■ Task details ■
Look at the data below and print exactly the lines from its first line through the line with "import * as"; the pictures stay out of the copy.

■ Record excerpts ■
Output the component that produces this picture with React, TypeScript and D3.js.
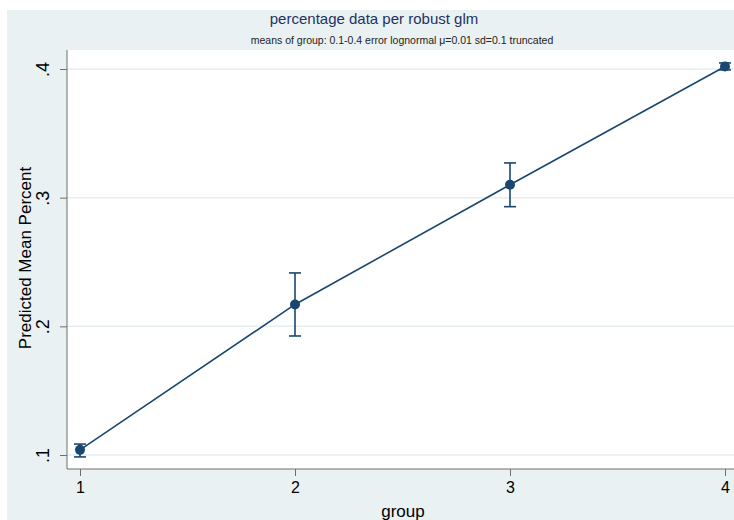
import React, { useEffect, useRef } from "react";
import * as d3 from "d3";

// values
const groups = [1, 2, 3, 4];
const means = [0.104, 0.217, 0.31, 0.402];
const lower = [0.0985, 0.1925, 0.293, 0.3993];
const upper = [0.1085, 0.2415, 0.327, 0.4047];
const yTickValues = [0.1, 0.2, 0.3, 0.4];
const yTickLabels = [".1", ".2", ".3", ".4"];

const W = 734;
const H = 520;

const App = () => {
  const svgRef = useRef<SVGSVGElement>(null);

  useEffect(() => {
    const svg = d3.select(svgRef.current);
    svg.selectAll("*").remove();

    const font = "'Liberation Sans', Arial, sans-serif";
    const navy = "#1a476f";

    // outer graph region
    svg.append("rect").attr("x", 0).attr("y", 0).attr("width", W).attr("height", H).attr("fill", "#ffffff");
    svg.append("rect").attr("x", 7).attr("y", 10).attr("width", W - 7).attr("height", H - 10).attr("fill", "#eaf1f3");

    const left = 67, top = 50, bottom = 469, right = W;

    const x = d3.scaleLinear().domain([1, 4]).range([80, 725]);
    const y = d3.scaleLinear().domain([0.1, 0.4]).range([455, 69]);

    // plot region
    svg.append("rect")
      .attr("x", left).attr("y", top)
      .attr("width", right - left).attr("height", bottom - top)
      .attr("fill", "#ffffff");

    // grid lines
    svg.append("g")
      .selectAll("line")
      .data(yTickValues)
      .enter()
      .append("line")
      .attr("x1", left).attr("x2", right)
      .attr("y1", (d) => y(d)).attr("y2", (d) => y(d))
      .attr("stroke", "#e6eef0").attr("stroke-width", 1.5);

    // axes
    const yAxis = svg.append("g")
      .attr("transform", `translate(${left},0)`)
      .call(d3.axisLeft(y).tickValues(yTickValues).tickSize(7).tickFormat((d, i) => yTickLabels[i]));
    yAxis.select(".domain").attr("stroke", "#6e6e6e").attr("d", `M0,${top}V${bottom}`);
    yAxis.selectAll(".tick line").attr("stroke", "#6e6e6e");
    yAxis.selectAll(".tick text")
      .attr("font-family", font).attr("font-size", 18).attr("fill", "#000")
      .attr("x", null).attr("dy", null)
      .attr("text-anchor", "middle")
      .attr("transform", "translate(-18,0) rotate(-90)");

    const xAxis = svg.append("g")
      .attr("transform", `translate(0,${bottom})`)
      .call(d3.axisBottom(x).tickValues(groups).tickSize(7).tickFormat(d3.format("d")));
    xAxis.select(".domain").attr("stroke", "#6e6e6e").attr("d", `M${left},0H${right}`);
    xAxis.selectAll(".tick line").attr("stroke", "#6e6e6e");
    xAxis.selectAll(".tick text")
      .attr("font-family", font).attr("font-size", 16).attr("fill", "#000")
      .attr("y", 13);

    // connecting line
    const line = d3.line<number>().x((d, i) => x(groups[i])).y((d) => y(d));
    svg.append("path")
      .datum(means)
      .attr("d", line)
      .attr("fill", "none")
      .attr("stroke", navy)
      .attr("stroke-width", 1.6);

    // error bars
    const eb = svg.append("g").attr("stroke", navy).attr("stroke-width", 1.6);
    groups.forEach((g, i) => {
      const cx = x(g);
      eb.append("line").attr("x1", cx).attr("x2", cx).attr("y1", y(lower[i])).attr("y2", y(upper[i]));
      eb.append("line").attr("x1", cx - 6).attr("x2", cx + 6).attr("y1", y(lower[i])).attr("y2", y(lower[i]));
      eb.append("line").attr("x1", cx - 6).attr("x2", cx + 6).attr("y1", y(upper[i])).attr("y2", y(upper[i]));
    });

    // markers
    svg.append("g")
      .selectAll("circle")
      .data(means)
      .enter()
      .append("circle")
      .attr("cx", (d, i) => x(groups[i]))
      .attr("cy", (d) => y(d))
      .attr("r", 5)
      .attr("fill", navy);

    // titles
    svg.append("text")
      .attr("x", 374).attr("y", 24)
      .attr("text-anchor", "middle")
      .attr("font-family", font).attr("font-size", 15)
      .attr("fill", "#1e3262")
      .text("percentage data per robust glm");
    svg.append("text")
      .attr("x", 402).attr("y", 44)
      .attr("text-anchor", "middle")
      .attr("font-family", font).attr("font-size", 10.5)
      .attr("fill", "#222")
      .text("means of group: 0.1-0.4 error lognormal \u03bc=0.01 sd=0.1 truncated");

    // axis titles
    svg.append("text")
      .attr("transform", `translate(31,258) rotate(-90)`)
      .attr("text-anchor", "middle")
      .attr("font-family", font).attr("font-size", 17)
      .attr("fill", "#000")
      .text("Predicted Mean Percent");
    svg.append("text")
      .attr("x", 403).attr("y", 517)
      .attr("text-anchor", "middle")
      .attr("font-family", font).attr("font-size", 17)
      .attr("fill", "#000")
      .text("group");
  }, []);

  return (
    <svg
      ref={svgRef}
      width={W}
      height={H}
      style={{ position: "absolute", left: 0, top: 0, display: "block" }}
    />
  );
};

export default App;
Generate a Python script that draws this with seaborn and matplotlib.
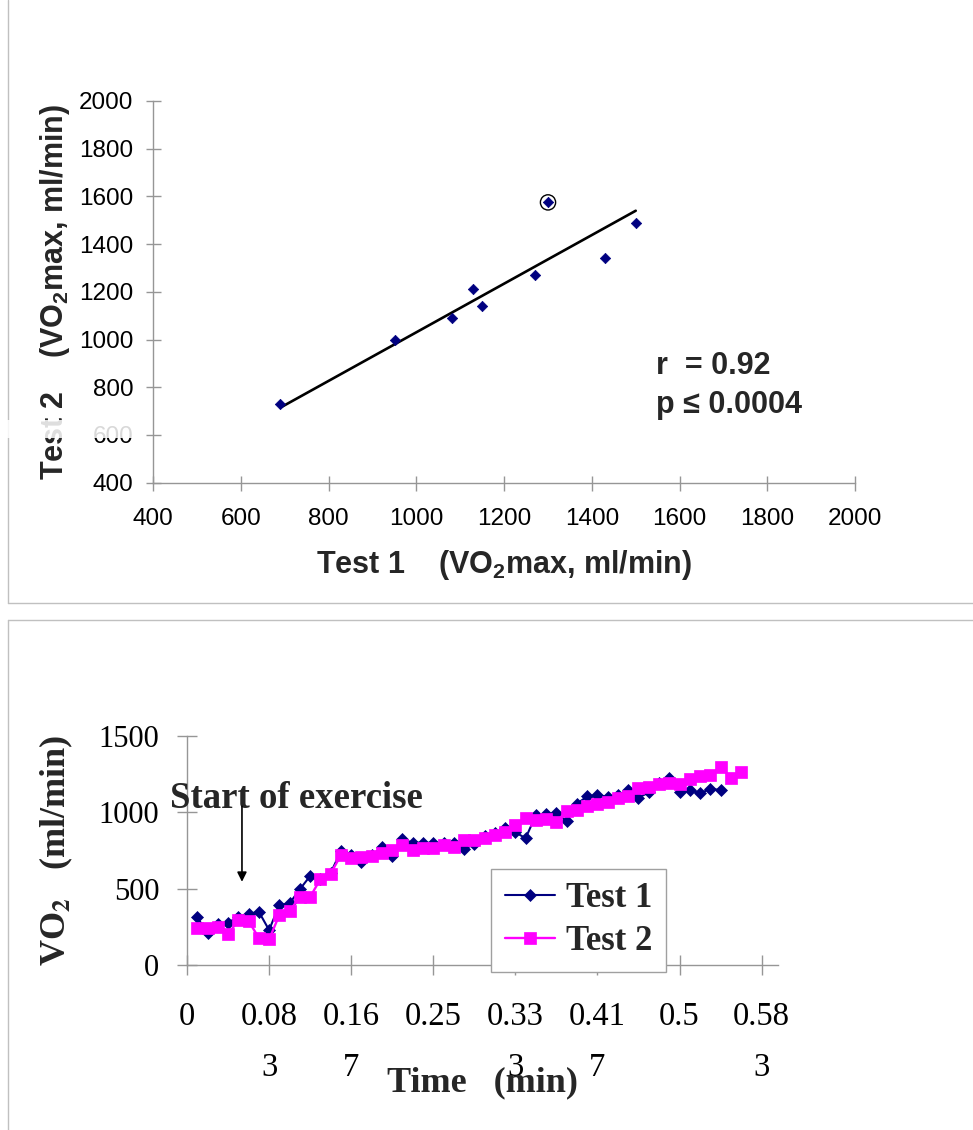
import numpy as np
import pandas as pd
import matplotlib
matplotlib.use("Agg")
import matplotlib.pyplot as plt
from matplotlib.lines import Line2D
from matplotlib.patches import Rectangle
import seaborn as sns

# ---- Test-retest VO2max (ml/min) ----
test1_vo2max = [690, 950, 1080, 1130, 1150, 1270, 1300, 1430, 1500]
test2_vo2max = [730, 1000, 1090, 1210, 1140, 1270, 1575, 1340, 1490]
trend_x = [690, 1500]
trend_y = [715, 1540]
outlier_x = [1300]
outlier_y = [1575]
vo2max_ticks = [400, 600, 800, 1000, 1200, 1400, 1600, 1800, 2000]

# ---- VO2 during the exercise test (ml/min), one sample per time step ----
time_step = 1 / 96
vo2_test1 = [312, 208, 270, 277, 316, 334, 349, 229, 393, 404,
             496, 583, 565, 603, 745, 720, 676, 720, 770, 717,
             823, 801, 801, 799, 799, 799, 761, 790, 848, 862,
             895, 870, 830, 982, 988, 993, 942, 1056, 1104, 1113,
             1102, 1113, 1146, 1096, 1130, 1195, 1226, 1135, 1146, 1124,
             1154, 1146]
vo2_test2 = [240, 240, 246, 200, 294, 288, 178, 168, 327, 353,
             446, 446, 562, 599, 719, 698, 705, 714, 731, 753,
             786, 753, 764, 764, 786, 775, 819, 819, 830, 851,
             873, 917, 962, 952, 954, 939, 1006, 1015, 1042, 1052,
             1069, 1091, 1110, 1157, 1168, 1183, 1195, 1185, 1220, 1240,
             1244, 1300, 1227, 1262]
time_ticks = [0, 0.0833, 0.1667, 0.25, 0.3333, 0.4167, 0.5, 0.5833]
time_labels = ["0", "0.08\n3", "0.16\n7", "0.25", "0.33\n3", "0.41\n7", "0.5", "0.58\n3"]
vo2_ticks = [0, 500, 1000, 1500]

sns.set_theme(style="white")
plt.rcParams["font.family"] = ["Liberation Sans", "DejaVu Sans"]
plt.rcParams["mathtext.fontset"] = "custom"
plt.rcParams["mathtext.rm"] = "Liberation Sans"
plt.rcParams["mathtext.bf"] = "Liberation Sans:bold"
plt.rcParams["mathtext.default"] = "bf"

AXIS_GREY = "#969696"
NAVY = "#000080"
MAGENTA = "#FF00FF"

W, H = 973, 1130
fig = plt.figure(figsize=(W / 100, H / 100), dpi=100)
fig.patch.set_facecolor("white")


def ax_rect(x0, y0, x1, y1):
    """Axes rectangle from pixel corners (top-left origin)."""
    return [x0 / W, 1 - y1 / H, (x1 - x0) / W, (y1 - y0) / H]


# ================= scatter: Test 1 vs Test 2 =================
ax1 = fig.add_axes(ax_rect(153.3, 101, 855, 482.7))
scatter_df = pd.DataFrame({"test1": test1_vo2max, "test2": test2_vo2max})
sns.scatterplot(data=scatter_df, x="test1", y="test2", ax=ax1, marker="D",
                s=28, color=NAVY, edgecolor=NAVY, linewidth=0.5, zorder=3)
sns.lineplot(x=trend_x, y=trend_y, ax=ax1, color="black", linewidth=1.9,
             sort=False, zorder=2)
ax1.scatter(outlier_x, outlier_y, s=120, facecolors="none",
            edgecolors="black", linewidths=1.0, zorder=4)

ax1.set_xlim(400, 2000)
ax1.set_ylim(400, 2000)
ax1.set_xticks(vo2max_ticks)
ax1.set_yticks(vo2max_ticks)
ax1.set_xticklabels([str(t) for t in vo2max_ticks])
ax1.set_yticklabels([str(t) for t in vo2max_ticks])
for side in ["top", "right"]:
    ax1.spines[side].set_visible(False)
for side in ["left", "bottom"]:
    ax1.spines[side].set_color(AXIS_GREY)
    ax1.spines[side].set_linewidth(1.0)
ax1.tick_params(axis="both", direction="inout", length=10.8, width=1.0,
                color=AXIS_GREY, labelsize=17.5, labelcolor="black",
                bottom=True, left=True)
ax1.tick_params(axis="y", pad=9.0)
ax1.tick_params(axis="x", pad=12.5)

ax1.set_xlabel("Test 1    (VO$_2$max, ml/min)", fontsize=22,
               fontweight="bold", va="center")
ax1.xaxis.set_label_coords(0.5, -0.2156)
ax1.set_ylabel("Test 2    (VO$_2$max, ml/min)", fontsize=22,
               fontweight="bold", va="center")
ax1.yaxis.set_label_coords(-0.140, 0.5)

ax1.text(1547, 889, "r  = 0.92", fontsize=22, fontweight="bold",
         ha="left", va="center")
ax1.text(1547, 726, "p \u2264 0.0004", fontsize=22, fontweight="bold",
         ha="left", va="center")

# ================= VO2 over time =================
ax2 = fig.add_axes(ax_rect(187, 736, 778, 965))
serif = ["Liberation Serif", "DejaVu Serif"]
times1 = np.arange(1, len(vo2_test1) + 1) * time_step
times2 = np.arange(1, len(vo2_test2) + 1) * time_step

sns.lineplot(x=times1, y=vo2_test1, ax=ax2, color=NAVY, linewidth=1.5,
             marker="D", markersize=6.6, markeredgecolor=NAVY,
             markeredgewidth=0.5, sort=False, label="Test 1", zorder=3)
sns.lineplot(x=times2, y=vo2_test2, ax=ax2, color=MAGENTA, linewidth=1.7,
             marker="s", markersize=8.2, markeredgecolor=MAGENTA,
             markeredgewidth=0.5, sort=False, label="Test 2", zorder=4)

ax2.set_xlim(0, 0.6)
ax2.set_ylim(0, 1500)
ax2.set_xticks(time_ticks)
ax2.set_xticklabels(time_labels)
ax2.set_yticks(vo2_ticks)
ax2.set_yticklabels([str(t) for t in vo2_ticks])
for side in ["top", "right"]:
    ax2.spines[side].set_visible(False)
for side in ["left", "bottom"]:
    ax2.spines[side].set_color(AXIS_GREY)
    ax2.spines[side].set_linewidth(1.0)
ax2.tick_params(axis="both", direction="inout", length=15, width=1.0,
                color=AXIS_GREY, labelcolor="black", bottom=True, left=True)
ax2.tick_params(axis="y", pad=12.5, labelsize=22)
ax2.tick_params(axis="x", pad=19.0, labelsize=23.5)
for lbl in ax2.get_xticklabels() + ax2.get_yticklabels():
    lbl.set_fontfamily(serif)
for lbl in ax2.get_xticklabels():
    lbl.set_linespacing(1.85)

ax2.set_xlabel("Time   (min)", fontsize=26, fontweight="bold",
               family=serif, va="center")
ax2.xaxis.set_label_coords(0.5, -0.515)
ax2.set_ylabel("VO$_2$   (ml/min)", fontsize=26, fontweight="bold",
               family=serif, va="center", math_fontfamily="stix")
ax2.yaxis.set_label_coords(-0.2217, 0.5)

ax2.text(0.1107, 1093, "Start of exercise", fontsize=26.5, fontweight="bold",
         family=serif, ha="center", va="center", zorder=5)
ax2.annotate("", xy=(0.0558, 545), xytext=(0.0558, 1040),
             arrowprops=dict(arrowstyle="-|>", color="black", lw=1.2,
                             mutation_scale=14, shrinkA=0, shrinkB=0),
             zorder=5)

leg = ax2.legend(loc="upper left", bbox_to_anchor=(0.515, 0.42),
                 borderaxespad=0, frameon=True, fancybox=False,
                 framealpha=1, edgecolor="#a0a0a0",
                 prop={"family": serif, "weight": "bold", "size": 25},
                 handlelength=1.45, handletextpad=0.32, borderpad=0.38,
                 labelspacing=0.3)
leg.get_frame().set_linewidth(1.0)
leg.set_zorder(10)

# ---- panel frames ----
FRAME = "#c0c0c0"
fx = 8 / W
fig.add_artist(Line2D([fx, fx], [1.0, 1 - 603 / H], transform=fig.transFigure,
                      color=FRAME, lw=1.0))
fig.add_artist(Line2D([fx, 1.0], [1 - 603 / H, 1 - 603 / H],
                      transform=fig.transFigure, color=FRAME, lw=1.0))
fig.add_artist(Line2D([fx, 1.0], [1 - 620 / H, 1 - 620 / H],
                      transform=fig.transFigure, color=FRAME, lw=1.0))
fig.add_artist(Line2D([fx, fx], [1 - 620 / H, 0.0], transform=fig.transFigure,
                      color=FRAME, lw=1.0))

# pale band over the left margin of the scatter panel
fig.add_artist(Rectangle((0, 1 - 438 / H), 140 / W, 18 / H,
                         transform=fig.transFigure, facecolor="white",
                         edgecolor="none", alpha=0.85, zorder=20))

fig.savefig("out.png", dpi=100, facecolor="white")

■ Task solution ■
Output the component that produces this picture with React, TypeScript and D3.js.
import React, { useEffect, useRef } from "react";
import * as d3 from "d3";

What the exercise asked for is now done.